Start of EXTRACTED MATERIAL
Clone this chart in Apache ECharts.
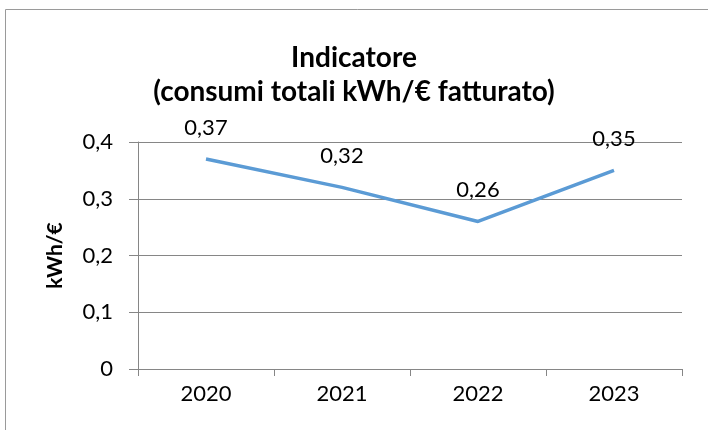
End of EXTRACTED MATERIAL
Start of EXTRACTED MATERIAL
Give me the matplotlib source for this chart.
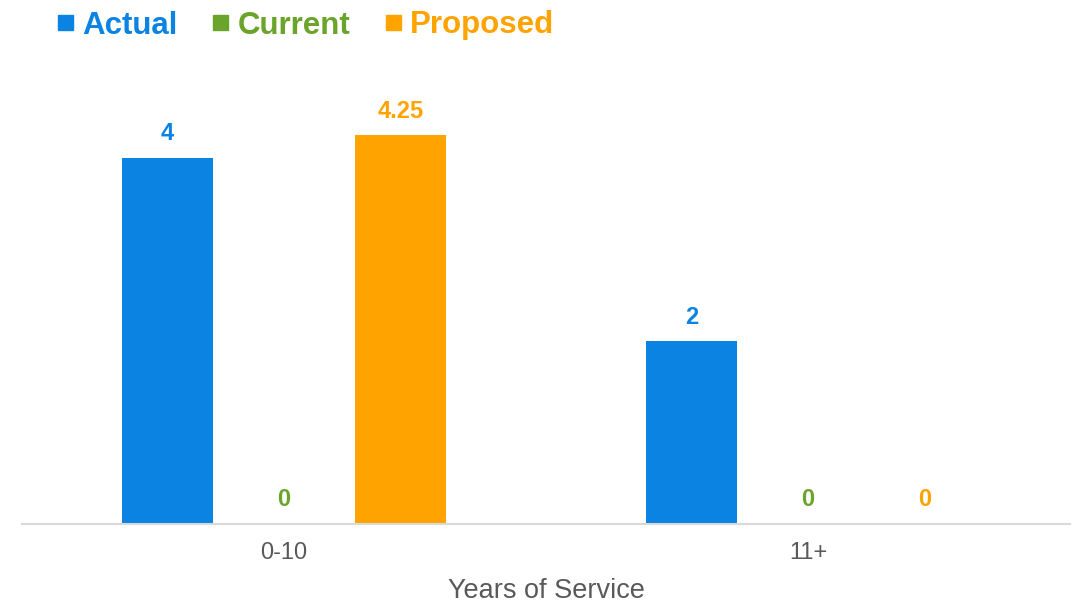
End of EXTRACTED MATERIAL
Start of EXTRACTED MATERIAL
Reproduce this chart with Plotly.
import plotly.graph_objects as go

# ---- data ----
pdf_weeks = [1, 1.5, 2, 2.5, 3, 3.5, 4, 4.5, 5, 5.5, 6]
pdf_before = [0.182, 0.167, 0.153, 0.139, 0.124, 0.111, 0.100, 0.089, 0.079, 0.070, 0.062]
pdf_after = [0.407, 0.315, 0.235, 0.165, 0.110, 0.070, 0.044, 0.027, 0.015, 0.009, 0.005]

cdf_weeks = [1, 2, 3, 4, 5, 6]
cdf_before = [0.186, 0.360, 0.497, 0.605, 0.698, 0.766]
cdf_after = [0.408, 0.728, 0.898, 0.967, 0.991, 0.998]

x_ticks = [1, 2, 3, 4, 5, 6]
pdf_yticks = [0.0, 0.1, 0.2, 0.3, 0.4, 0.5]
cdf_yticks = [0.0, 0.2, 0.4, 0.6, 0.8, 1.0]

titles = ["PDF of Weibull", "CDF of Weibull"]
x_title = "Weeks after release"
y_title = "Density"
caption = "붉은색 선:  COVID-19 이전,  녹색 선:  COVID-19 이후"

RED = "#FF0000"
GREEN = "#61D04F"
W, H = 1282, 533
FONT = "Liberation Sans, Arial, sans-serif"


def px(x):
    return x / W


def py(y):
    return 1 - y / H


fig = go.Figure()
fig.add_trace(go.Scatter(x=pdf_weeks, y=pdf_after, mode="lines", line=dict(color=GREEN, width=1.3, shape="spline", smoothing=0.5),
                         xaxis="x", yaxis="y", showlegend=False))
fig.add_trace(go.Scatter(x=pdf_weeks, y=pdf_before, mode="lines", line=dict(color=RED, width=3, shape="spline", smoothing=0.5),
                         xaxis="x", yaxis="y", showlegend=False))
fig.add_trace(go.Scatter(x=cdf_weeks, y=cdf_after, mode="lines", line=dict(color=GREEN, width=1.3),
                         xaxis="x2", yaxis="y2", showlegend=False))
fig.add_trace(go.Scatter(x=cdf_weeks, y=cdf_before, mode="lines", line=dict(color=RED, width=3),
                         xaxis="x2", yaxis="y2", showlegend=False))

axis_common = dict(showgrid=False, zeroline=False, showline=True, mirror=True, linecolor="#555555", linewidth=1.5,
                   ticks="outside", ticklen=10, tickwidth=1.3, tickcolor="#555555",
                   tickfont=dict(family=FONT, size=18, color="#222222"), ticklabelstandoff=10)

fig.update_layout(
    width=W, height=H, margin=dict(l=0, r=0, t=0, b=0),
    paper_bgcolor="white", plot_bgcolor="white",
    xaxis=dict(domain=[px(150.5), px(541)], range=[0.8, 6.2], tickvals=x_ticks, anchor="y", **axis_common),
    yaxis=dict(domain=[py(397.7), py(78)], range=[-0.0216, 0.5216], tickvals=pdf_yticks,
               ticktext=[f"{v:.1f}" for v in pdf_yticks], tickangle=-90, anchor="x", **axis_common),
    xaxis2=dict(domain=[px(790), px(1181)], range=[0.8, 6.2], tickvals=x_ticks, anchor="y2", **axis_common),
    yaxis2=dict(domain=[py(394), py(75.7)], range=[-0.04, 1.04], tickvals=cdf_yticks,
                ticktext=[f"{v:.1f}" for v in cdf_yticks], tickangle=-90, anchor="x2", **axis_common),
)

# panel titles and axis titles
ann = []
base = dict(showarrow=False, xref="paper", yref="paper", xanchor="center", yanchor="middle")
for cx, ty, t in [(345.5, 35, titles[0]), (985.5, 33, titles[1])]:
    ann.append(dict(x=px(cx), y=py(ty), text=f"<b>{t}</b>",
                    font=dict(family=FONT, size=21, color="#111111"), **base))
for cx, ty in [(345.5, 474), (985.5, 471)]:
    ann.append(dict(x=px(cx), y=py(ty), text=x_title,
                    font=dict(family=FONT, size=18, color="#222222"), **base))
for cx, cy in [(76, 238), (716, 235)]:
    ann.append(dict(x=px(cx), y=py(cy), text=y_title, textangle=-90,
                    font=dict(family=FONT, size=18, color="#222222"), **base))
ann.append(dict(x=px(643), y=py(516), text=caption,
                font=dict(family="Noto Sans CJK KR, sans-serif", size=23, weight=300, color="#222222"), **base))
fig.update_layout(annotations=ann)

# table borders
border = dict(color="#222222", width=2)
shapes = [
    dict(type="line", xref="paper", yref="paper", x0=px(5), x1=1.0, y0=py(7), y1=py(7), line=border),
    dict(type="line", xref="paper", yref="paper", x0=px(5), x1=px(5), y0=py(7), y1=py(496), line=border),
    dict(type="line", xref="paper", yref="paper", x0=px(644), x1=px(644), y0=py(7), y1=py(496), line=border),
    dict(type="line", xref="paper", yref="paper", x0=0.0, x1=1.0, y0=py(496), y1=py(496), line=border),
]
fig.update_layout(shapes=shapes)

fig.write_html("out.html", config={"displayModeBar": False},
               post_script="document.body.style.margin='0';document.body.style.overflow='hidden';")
End of EXTRACTED MATERIAL
WHAT YOU ARE ASKED TO DO: Read the data above and pull out each line that holds the string "chart".

WORKED SOLUTION:
Clone this chart in Apache ECharts.
Give me the matplotlib source for this chart.
Reproduce this chart with Plotly.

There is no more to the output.